[Start of RECORDS TO PROCESS]

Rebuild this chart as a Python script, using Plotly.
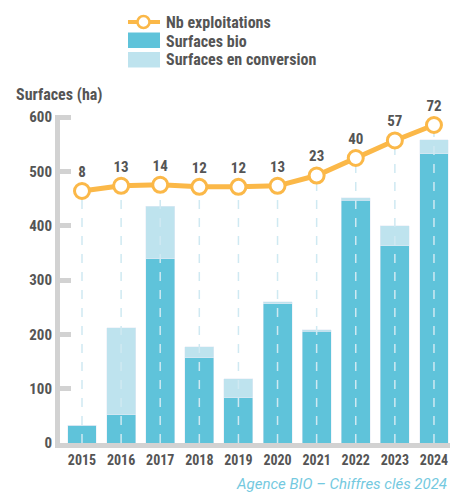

[End of RECORDS TO PROCESS]
[Start of RECORDS TO PROCESS]

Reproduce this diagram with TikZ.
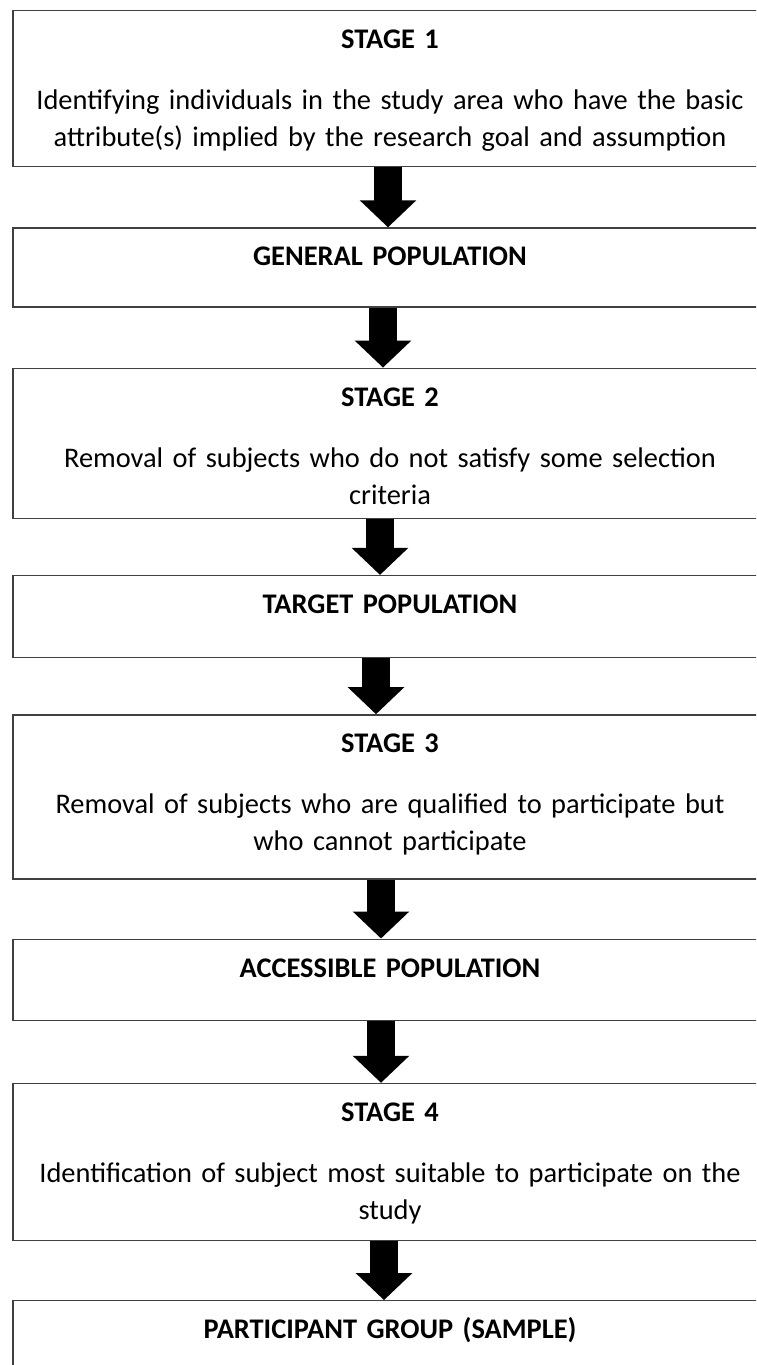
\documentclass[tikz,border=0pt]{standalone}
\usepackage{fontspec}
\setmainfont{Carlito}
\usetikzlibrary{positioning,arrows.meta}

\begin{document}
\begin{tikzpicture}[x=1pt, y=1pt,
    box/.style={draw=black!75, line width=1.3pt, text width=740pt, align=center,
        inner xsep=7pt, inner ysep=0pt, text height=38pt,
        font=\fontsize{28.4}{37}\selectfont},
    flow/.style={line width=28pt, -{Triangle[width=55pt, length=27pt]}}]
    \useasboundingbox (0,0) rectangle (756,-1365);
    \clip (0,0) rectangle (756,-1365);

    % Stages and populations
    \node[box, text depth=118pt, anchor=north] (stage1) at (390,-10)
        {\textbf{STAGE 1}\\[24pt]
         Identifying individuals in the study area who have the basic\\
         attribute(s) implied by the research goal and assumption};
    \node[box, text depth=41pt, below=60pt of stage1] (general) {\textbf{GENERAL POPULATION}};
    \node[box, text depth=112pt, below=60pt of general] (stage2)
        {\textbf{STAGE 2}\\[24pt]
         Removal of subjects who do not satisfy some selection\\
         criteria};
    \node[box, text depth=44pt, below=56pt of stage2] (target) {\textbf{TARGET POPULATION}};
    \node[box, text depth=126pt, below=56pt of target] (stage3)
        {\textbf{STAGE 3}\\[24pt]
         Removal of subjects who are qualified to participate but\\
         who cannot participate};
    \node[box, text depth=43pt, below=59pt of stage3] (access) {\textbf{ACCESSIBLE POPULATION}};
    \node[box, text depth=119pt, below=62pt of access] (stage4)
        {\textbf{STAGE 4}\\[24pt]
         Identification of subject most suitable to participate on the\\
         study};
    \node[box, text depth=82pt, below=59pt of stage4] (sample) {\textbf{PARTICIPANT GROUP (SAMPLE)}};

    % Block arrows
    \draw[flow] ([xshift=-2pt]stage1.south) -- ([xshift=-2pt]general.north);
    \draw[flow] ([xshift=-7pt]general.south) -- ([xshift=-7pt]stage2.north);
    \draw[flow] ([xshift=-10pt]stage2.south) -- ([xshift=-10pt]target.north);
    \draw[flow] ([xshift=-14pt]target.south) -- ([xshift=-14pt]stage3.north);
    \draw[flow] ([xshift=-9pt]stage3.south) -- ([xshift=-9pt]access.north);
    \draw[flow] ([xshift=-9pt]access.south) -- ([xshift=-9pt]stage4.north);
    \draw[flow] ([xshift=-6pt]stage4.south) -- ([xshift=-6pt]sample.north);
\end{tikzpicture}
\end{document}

[End of RECORDS TO PROCESS]

Pull out all lines of the data with the string "this".

> [SOLVED PROBLEM]
Rebuild this chart as a Python script, using Plotly.
Reproduce this diagram with TikZ.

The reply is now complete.